Rappelant que chacun est invité, « todos, todos, todos », comme disait le pape François, il précise le cadre religieux de cette invitation, qui n’est en réalité pas sans conditions : « Je ne veux personne parce qu’ils appartiennent ou non à quelque identité spécifique. J’invite une personne parce qu’elle est une personne. J’invite une personne parce qu’elle est fils ou fille de Dieu », répond Léon XIV. A savoir « une personne créée qui a besoin de Rédemption », ajoute Ashenden.

 

Léon XIV propose l’accueil de tous – comme le fait le confessionnal

On se souviendra que le pape Léon XIV, qui tente de donner dans son entretien une interprétation orthodoxe de Fiducia Supplicans, en assurant avec optimisme qu’il n’y est nulle part préconisé le bénir des couples irréguliers, mais plutôt des individus, justifie cette interprétation en précisant « parce que c’est cela qu’enseigne l’Eglise », argument massue s’il en est, et justifié, si c’est pour dire le vrai. Il ajoute même qu’il sera répondu aux besoins pastoraux des personnes revendiquant des « droits » gay ou trans dans le sacrement de confession. Et il plaide aussitôt pour la famille traditionnelle :

« Les individus seront acceptés et accueillis. Tout prêtre aura entendu les confessions de toutes sortes de personnes, avec toutes sortes de problèmes, toutes sortes de situations de vie et tous les choix qui ont été faits. L’enseignement de l’Eglise restera tel quel, et c’est tout ce que j’ai à dire à ce sujet pour l’instant. Je pense que c’est très important. Les familles ont besoin d’être soutenues, ce qu’on appelle la famille traditionnelle. La famille, c’est le père, la mère et les enfants. Le rôle de la famille dans la société, qui a souffert au cours des dernières décennies, doit être reconnu et renforcé une fois de plus. »

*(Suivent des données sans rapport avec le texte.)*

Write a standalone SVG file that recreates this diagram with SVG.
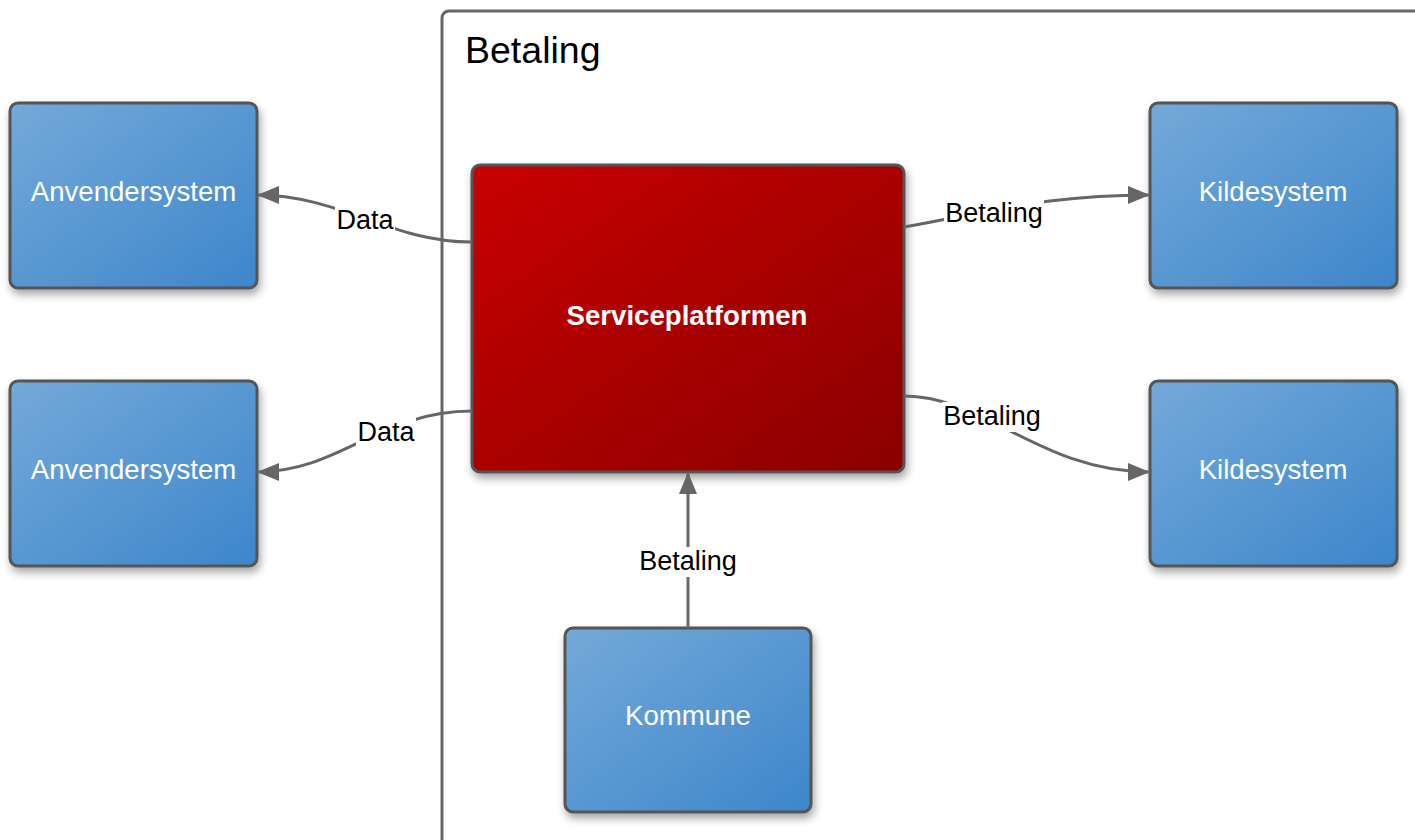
<svg xmlns="http://www.w3.org/2000/svg" width="1415" height="840" viewBox="0 0 1415 840">
<defs>
<linearGradient id="blue" x1="0" y1="0" x2="1" y2="1">
<stop offset="0" stop-color="#74a9d9"/>
<stop offset="1" stop-color="#3d86cb"/>
</linearGradient>
<linearGradient id="red" x1="0" y1="0" x2="1" y2="1">
<stop offset="0" stop-color="#c90000"/>
<stop offset="1" stop-color="#8a0000"/>
</linearGradient>
<filter id="sh" x="-10%" y="-10%" width="130%" height="130%">
<feDropShadow dx="2" dy="5" stdDeviation="4" flood-color="#000" flood-opacity="0.35"/>
</filter>
<marker id="arr" markerUnits="userSpaceOnUse" markerWidth="24" markerHeight="20" refX="22" refY="9" orient="auto">
<path d="M0,0 L22,9 L0,18 z" fill="#666"/>
</marker>
<style>
.node rect.b{fill:url(#blue);stroke:#555;stroke-width:3;filter:url(#sh)}
.nt{font-family:"Liberation Sans",Arial,sans-serif;font-size:27.6px;fill:#fff;text-anchor:middle}
.lbl{font-family:"Liberation Sans",Arial,sans-serif;font-size:27px;fill:#000;text-anchor:middle}
.con{fill:none;stroke:#666;stroke-width:3;marker-end:url(#arr)}
</style>
</defs>
<rect width="1415" height="840" fill="#fff"/>
<g id="container">
<rect x="442" y="11" width="1010" height="860" rx="7" fill="#fff" stroke="#666" stroke-width="3"/>
<text x="465" y="63" font-family="Liberation Sans, Arial, sans-serif" font-size="37.5" fill="#000">Betaling</text>
</g>
<g id="anvender1" class="node"><rect class="b" x="10" y="103" width="247" height="185" rx="8"/><text class="nt" x="133.5" y="201">Anvendersystem</text></g>
<g id="anvender2" class="node"><rect class="b" x="10" y="381" width="247" height="185" rx="8"/><text class="nt" x="133.5" y="479">Anvendersystem</text></g>
<g id="kilde1" class="node"><rect class="b" x="1150" y="103" width="247" height="185" rx="8"/><text class="nt" x="1273" y="201">Kildesystem</text></g>
<g id="kilde2" class="node"><rect class="b" x="1150" y="381" width="247" height="185" rx="8"/><text class="nt" x="1273" y="479">Kildesystem</text></g>
<g id="kommune" class="node"><rect class="b" x="565" y="628" width="246" height="184" rx="8"/><text class="nt" x="688" y="725">Kommune</text></g>
<g id="serviceplatformen" class="node"><rect x="472" y="165" width="432" height="307" rx="8" fill="url(#red)" stroke="#555" stroke-width="3" filter="url(#sh)"/><text class="nt" x="687" y="325" font-weight="bold">Serviceplatformen</text></g>
<g id="connectors">
<path class="con" d="M472,242 C390,242 340,195 257,195"/>
<path class="con" d="M472,411 C380,411 340,472 257,472"/>
<path class="con" d="M904,227 C1000,210 1050,195 1150,195"/>
<path class="con" d="M904,396 C985,396 1040,472 1150,472"/>
<path class="con" d="M688,628 L688,472"/>
<rect x="335" y="206" width="60" height="28" fill="#fff"/>
<text class="lbl" x="365" y="229">Data</text>
<rect x="356" y="418" width="60" height="28" fill="#fff"/>
<text class="lbl" x="386" y="441">Data</text>
<rect x="944" y="199" width="100" height="30" fill="#fff"/>
<text class="lbl" x="994" y="222">Betaling</text>
<rect x="942" y="402" width="100" height="30" fill="#fff"/>
<text class="lbl" x="992" y="425">Betaling</text>
<rect x="638" y="547" width="100" height="30" fill="#fff"/>
<text class="lbl" x="688" y="570">Betaling</text>
</g>
</svg>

Enfin, pour ce qui est de la messe traditionnelle, on retiendra avant tout que Léon XIV, qui répondait aux questions de la journaliste en juillet, disait alors qu’il avait à rencontrer les partisans du rite tridentine, chose qu’il n’avait pas encore faite. Cette ouverture annoncée est encourageante, tout comme l’est le simple fait qu’il n’ait pas simplement renvoyé vers Traditionis Custodes.

 

Léon XIV ne contredit pas François, mais ne le suit pas aveuglément

On notera aussi que pour lui, la messe traditionnelle en latin est une voie qui ouvre la porte à la prière et au mystère et ne doit pas être un outil politique. Pour Ashenden, les choses sont claires si l’on veut bien décrypter les mots de Léon XIV : selon le journaliste, ce sont les progressistes qui en ont fait quelque chose de politique, puisque les dévots de la messe traditionnelle recherchent « une expérience plus profonde de la prière et de contact avec le mystère de la foi » ; nulle part le pape ne les accuse directement de détourner ce combat pour autre chose.

Ashenden voit-il juste en affirmant que le pontificat s’oriente vers une « synodalité bénigne » qui consisterait simplement à rappeler le magistère – ce que l’Eglise a toujours enseigné – et à en « parler » pour régler les questions qui se posent ? Il n’est pas interdit de l’espérer, si l’on veut bien regarder de près ce que le Pape a dit exactement. En tout cas, ses propos ne permettent pas de simplement écarter cette interprétation d’un revers de main.

Dans un esprit voisin, Michael Matt note dans une vidéo du média The Remnant, qui porte depuis le milieu du XXe siècle la voix du catholicisme traditionnel aux Etats-Unis, que Léon XIV est véritablement un pape post-conciliaire, formé avec et part la nouvelle liturgie, avec et par le vocabulaire « mou » qui évite les aspérités. Léon XIV a pris soin de rappeler les vérités, même si c’est d’une manière et avec un vocabulaire directement imputable à cette origine et à cette formation, et il l’a fait en quelque sorte dans la gueule du loup.